Return every line of the records below verbatim, with no pictures in the copy.

━━━━━━━━━━━━━━━━━━━━━━━━━━━━━━

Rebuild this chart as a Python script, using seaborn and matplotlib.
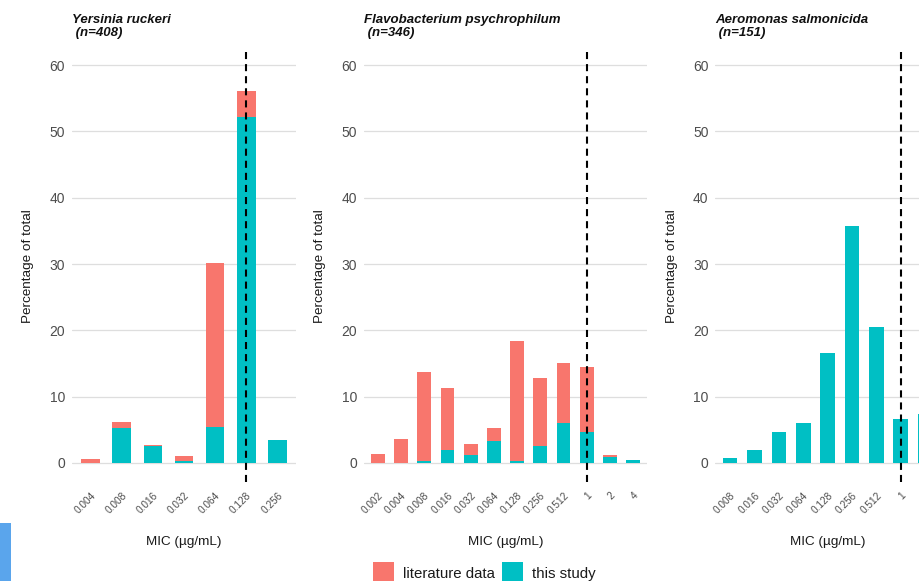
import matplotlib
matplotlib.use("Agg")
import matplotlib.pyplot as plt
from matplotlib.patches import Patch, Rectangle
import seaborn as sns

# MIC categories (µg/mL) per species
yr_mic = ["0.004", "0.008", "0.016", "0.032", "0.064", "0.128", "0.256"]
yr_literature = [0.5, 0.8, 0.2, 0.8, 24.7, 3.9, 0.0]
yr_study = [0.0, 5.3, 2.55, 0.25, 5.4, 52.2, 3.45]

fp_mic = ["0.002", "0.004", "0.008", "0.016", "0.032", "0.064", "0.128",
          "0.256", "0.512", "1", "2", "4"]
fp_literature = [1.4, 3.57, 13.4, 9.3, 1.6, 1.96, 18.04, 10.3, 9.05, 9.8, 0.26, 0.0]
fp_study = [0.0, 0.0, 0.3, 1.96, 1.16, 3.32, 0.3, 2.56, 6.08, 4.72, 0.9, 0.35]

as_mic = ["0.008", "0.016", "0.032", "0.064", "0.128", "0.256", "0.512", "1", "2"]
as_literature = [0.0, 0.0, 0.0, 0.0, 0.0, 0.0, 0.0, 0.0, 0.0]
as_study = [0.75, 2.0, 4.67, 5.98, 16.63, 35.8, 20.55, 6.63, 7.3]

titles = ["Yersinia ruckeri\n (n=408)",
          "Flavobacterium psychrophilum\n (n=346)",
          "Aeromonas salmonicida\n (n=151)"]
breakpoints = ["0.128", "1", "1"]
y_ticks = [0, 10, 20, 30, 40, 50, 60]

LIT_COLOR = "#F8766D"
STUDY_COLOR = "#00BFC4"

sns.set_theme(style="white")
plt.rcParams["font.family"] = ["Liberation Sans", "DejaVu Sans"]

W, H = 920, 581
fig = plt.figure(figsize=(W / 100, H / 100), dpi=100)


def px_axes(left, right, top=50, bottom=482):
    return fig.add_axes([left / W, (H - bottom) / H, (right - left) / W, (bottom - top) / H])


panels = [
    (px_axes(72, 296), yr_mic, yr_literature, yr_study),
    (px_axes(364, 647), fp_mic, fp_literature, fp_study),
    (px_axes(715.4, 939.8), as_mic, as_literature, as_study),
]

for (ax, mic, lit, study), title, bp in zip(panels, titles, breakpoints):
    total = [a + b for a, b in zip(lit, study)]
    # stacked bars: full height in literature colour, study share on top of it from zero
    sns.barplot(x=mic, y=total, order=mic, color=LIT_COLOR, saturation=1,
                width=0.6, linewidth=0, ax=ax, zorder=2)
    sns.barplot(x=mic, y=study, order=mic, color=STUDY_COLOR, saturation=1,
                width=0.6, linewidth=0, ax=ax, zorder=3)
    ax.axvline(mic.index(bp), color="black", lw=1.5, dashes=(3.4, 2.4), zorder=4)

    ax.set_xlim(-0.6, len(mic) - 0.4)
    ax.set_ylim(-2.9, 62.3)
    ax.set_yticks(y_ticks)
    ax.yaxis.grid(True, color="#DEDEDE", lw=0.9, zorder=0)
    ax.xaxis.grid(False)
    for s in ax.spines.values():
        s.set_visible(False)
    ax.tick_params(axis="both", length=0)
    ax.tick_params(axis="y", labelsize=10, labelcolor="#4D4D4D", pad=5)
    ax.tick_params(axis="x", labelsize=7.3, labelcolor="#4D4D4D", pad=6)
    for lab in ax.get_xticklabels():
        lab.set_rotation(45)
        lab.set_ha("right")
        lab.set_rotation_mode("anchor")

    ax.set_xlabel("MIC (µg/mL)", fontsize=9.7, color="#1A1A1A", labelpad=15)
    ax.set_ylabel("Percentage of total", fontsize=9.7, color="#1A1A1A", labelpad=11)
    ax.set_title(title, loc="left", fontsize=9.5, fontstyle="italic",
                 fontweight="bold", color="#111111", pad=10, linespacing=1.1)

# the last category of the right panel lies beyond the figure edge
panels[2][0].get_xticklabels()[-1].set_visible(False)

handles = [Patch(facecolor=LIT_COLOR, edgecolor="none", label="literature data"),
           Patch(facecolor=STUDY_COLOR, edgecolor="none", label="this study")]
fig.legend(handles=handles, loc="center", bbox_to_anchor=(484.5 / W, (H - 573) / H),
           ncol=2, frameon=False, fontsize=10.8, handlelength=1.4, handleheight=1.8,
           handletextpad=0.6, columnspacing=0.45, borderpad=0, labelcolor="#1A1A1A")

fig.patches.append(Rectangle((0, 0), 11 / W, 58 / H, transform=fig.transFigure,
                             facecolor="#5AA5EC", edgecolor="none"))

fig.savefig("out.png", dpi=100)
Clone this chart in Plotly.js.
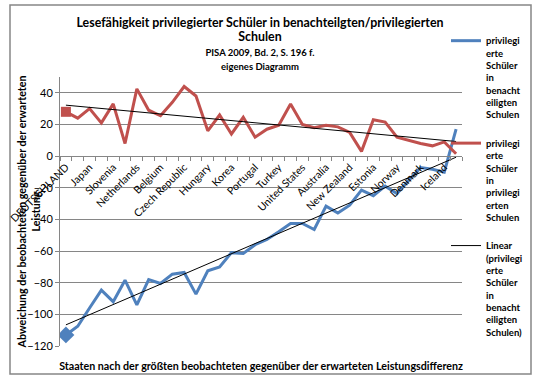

━━━━━━━━━━━━━━━━━━━━━━━━━━━━━━

_FULL ANSWER_
Rebuild this chart as a Python script, using seaborn and matplotlib.
import matplotlib
matplotlib.use("Agg")
import matplotlib.pyplot as plt
from matplotlib.patches import Patch, Rectangle
import seaborn as sns

# MIC categories (µg/mL) per species
yr_mic = ["0.004", "0.008", "0.016", "0.032", "0.064", "0.128", "0.256"]
yr_literature = [0.5, 0.8, 0.2, 0.8, 24.7, 3.9, 0.0]
yr_study = [0.0, 5.3, 2.55, 0.25, 5.4, 52.2, 3.45]

fp_mic = ["0.002", "0.004", "0.008", "0.016", "0.032", "0.064", "0.128",
          "0.256", "0.512", "1", "2", "4"]
fp_literature = [1.4, 3.57, 13.4, 9.3, 1.6, 1.96, 18.04, 10.3, 9.05, 9.8, 0.26, 0.0]
fp_study = [0.0, 0.0, 0.3, 1.96, 1.16, 3.32, 0.3, 2.56, 6.08, 4.72, 0.9, 0.35]

as_mic = ["0.008", "0.016", "0.032", "0.064", "0.128", "0.256", "0.512", "1", "2"]
as_literature = [0.0, 0.0, 0.0, 0.0, 0.0, 0.0, 0.0, 0.0, 0.0]
as_study = [0.75, 2.0, 4.67, 5.98, 16.63, 35.8, 20.55, 6.63, 7.3]

titles = ["Yersinia ruckeri\n (n=408)",
          "Flavobacterium psychrophilum\n (n=346)",
          "Aeromonas salmonicida\n (n=151)"]
breakpoints = ["0.128", "1", "1"]
y_ticks = [0, 10, 20, 30, 40, 50, 60]

LIT_COLOR = "#F8766D"
STUDY_COLOR = "#00BFC4"

sns.set_theme(style="white")
plt.rcParams["font.family"] = ["Liberation Sans", "DejaVu Sans"]

W, H = 920, 581
fig = plt.figure(figsize=(W / 100, H / 100), dpi=100)


def px_axes(left, right, top=50, bottom=482):
    return fig.add_axes([left / W, (H - bottom) / H, (right - left) / W, (bottom - top) / H])


panels = [
    (px_axes(72, 296), yr_mic, yr_literature, yr_study),
    (px_axes(364, 647), fp_mic, fp_literature, fp_study),
    (px_axes(715.4, 939.8), as_mic, as_literature, as_study),
]

for (ax, mic, lit, study), title, bp in zip(panels, titles, breakpoints):
    total = [a + b for a, b in zip(lit, study)]
    # stacked bars: full height in literature colour, study share on top of it from zero
    sns.barplot(x=mic, y=total, order=mic, color=LIT_COLOR, saturation=1,
                width=0.6, linewidth=0, ax=ax, zorder=2)
    sns.barplot(x=mic, y=study, order=mic, color=STUDY_COLOR, saturation=1,
                width=0.6, linewidth=0, ax=ax, zorder=3)
    ax.axvline(mic.index(bp), color="black", lw=1.5, dashes=(3.4, 2.4), zorder=4)

    ax.set_xlim(-0.6, len(mic) - 0.4)
    ax.set_ylim(-2.9, 62.3)
    ax.set_yticks(y_ticks)
    ax.yaxis.grid(True, color="#DEDEDE", lw=0.9, zorder=0)
    ax.xaxis.grid(False)
    for s in ax.spines.values():
        s.set_visible(False)
    ax.tick_params(axis="both", length=0)
    ax.tick_params(axis="y", labelsize=10, labelcolor="#4D4D4D", pad=5)
    ax.tick_params(axis="x", labelsize=7.3, labelcolor="#4D4D4D", pad=6)
    for lab in ax.get_xticklabels():
        lab.set_rotation(45)
        lab.set_ha("right")
        lab.set_rotation_mode("anchor")

    ax.set_xlabel("MIC (µg/mL)", fontsize=9.7, color="#1A1A1A", labelpad=15)
    ax.set_ylabel("Percentage of total", fontsize=9.7, color="#1A1A1A", labelpad=11)
    ax.set_title(title, loc="left", fontsize=9.5, fontstyle="italic",
                 fontweight="bold", color="#111111", pad=10, linespacing=1.1)

# the last category of the right panel lies beyond the figure edge
panels[2][0].get_xticklabels()[-1].set_visible(False)

handles = [Patch(facecolor=LIT_COLOR, edgecolor="none", label="literature data"),
           Patch(facecolor=STUDY_COLOR, edgecolor="none", label="this study")]
fig.legend(handles=handles, loc="center", bbox_to_anchor=(484.5 / W, (H - 573) / H),
           ncol=2, frameon=False, fontsize=10.8, handlelength=1.4, handleheight=1.8,
           handletextpad=0.6, columnspacing=0.45, borderpad=0, labelcolor="#1A1A1A")

fig.patches.append(Rectangle((0, 0), 11 / W, 58 / H, transform=fig.transFigure,
                             facecolor="#5AA5EC", edgecolor="none"))

fig.savefig("out.png", dpi=100)
Clone this chart in Plotly.js.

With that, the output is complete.